LASA and LBJ Students Want to Unify in a School Divided
Students at the Liberal Arts and Science Academy and LBJ High School have developed a set of short-term solutionsto increase collaboration and improve relationships between the two schools, located on the same campus in Northeast Austin.
The students’ suggestions follow a district committee's recommendation that LASA be moved to its own campus, but that recommendation isn't final and any move could take years. In the meantime, a student working group wants to break down barriers that have been erected between the two schools over the years.
Students identified two main problems on campus: As enrollment grows, the schools must share limited space, and the two school communities have no common purpose.
“We want to find ways, even small ways, to just bring our communities closer together where they’ve drifted apart over the last 12, 15, 20 years," said LASA senior Oscar Newman, one of 10 LASA and LBJ students on the planning group. The students say they’re the ones in the schools every day and any solution should come from them, instead of the district or campus advisory councils. Those are groups of parents, teachers and alumni.
“We’re the experts on it," LASA student Emily Yi said. "We live this life every day. We know what the tensions are. We know where things are complicated, and we know things we need to fix.”
We're the experts on it. We live this life every day. We know what the tensions are. We know where things are complicated, and we know things we need to fix. — LASA student Emily Yi
The short-term solutions include aligning bell schedules, designating common study areas and creating clubs for both LASA and LBJ students.
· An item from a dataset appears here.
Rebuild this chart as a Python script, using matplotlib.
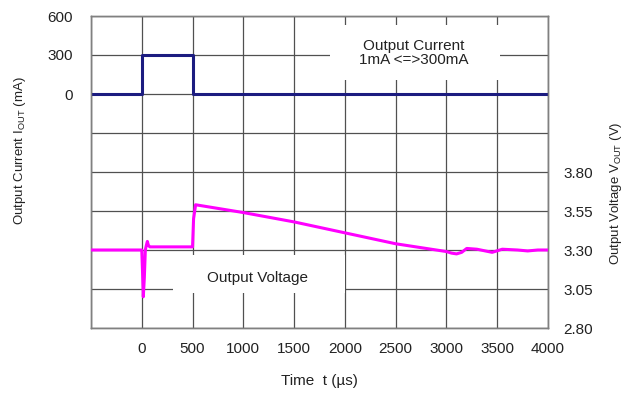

Right now, LASA students start the school day before LBJ students.
“You can go a whole school day without realizing there’s a whole other school on campus, and you’d only realize that if you had shared athletics," said Quinn Simpson, another LASA student on the committee. "We want there to be opportunities for students to interact, to have shared clubs, to have easy sharing of UIL [University Interscholastic League] activities, of athletics, because those are the things where you find that common purpose.”
Longer term goals include allowing students to take classes at both LBJ and LASA as long as students meet the prerequisites.
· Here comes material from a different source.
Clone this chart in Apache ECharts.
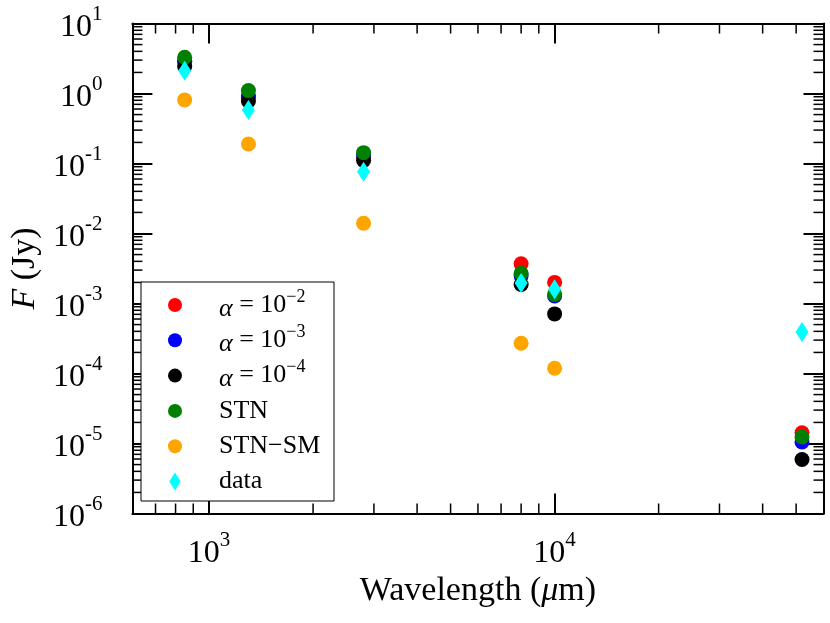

LASA was originally placed on the LBJ campus as a magnet program in the 1980s. Ten years ago, it was separated into its own school but kept in the same building.
LBJ is senior Hannah Gronwald's neighborhood school. She moved to Austin from Arkansas right before her freshman year.
“Everyone kept asking me the question, ‘Don’t you go to LASA?’ and I said, ‘What’s that? What's LASA?’ And then they had to explain it to me," she said. "They're like, 'There's a completely different school upstairs and then we're downstairs,' and I was like, 'Oh I never knew.' I still get the question to this day, ‘Aren’t you supposed to be in LASA?’ 'No, I attend LBJ.' Everyone’s so shocked to hear it and it's like why?”
When asked why they're shocked, she said: “Because of, as much as I hate to say it, because of my skin color."
Nearly 900 students attend LBJ, but only 12 of them, including Gronwald, are white. Meanwhile, 55 percent of LASA is white. The district has faced criticism that student demographics at LASA don’t reflect student demographics district-wide. That's one reason LASA changed its admissions policy to allow race as a consideration. While students say they discussed the history of LASA and notice the racial differences at the schools, it wasn’t a part of this plan.
The Austin School Board is expected to take a final vote on whether to move LASA by the end of the month.